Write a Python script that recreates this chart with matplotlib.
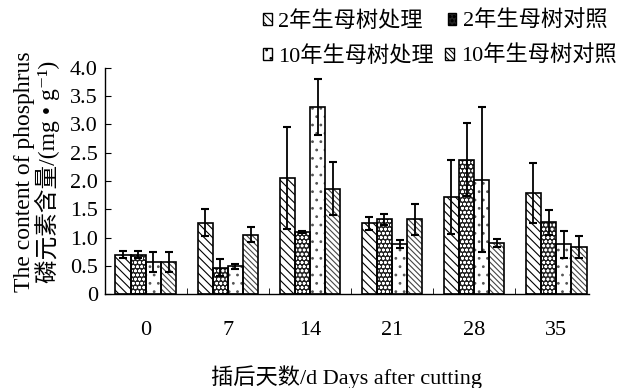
import matplotlib
matplotlib.use("Agg")
import matplotlib.pyplot as plt
import numpy as np
from matplotlib.patches import Patch

plt.rcParams['font.family'] = ['Liberation Serif', 'Noto Sans CJK SC', 'DejaVu Serif']
plt.rcParams['hatch.linewidth'] = 0.8

days = ['0', '7', '14', '21', '28', '35']
series = ['2年生母树处理', '2年生母树对照', '10年生母树处理', '10年生母树对照']
v_2t = [0.70, 1.26, 2.05, 1.25, 1.72, 1.79]
v_2c = [0.70, 0.47, 1.10, 1.32, 2.38, 1.27]
v_10t = [0.57, 0.49, 3.31, 0.88, 2.02, 0.88]
v_10c = [0.57, 1.05, 1.86, 1.32, 0.90, 0.83]
e_2t = [0.07, 0.24, 0.90, 0.11, 0.65, 0.53]
e_2c = [0.07, 0.15, 0.02, 0.09, 0.65, 0.22]
e_10t = [0.18, 0.05, 0.50, 0.07, 1.28, 0.24]
e_10c = [0.18, 0.13, 0.47, 0.27, 0.07, 0.20]

values = [v_2t, v_2c, v_10t, v_10c]
errors = [e_2t, e_2c, e_10t, e_10c]
styles = [
    dict(facecolor='white', hatch='\\\\\\\\', hedge='black'),
    dict(facecolor='#222222', hatch='oooo', hedge='white'),
    dict(facecolor='white', hatch='..', hedge='#555555'),
    dict(facecolor='white', hatch='\\\\\\\\\\\\', hedge='#444444'),
]

fig = plt.figure(figsize=(6.2, 3.88), dpi=100)
ax = fig.add_axes([0.169, 0.242, 0.781, 0.583])

x = np.arange(len(days))
w = 0.185
for i, (vals, errs, st) in enumerate(zip(values, errors, styles)):
    pos = x + (i - 1.5) * w
    ax.bar(pos, vals, w, facecolor=st['facecolor'], hatch=st['hatch'],
           edgecolor=st['hedge'], linewidth=0, zorder=2)
    ax.bar(pos, vals, w, fill=False, edgecolor='black', linewidth=1.2, zorder=3)
    ax.errorbar(pos, vals, yerr=errs, fmt='none', ecolor='black',
                elinewidth=1.3, capsize=3, capthick=1.5, zorder=4)

ax.set_xlim(-0.5, 5.4)
ax.set_ylim(0, 4.0)
ax.set_yticks(np.arange(0, 4.01, 0.5))
ax.set_yticklabels(['0'] + ['%.1f' % v for v in np.arange(0.5, 4.01, 0.5)])
ax.set_xticks(x)
ax.set_xticklabels(days)
ax.set_xticks(np.arange(0.5, 5, 1), minor=True)
ax.tick_params(axis='x', which='major', length=0, pad=19.5, labelsize=16)
ax.tick_params(axis='x', which='minor', direction='in', length=4)
ax.tick_params(axis='y', direction='in', length=4, labelsize=16, pad=5)
ax.spines['top'].set_visible(False)
ax.spines['right'].set_visible(False)
for s in ['left', 'bottom']:
    ax.spines[s].set_linewidth(1.0)

ax.set_xlabel('插后天数/d Days after cutting', fontsize=16, labelpad=18)
ax.set_ylabel('The content of phosphrus\n磷元素含量/(mg • g⁻¹)', fontsize=17,
              linespacing=1.0)
ax.yaxis.set_label_coords(-0.092, 0.54)

def handle(st):
    return Patch(facecolor=st['facecolor'], hatch=st['hatch'], edgecolor='black', linewidth=1)

common = dict(loc='upper left', frameon=False, fontsize=16, handlelength=0.4,
              handleheight=0.4, handletextpad=0.3, borderpad=0, borderaxespad=0, ncol=2)
leg1 = fig.legend([handle(styles[0]), handle(styles[1])], series[:2],
                  bbox_to_anchor=(0.424, 0.972), columnspacing=1.1, **common)
leg2 = fig.legend([handle(styles[2]), handle(styles[3])], series[2:],
                  bbox_to_anchor=(0.424, 0.882), columnspacing=0.5, **common)

fig.savefig('out.png', dpi=100)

-=-=-

What to do —
From the first line of the listing above, repeat every line through the one holding "from matplotlib.patches import Patch". Both ends count, and pictures stay out.

Answer to the task —
Write a Python script that recreates this chart with matplotlib.
import matplotlib
matplotlib.use("Agg")
import matplotlib.pyplot as plt
import numpy as np
from matplotlib.patches import Patch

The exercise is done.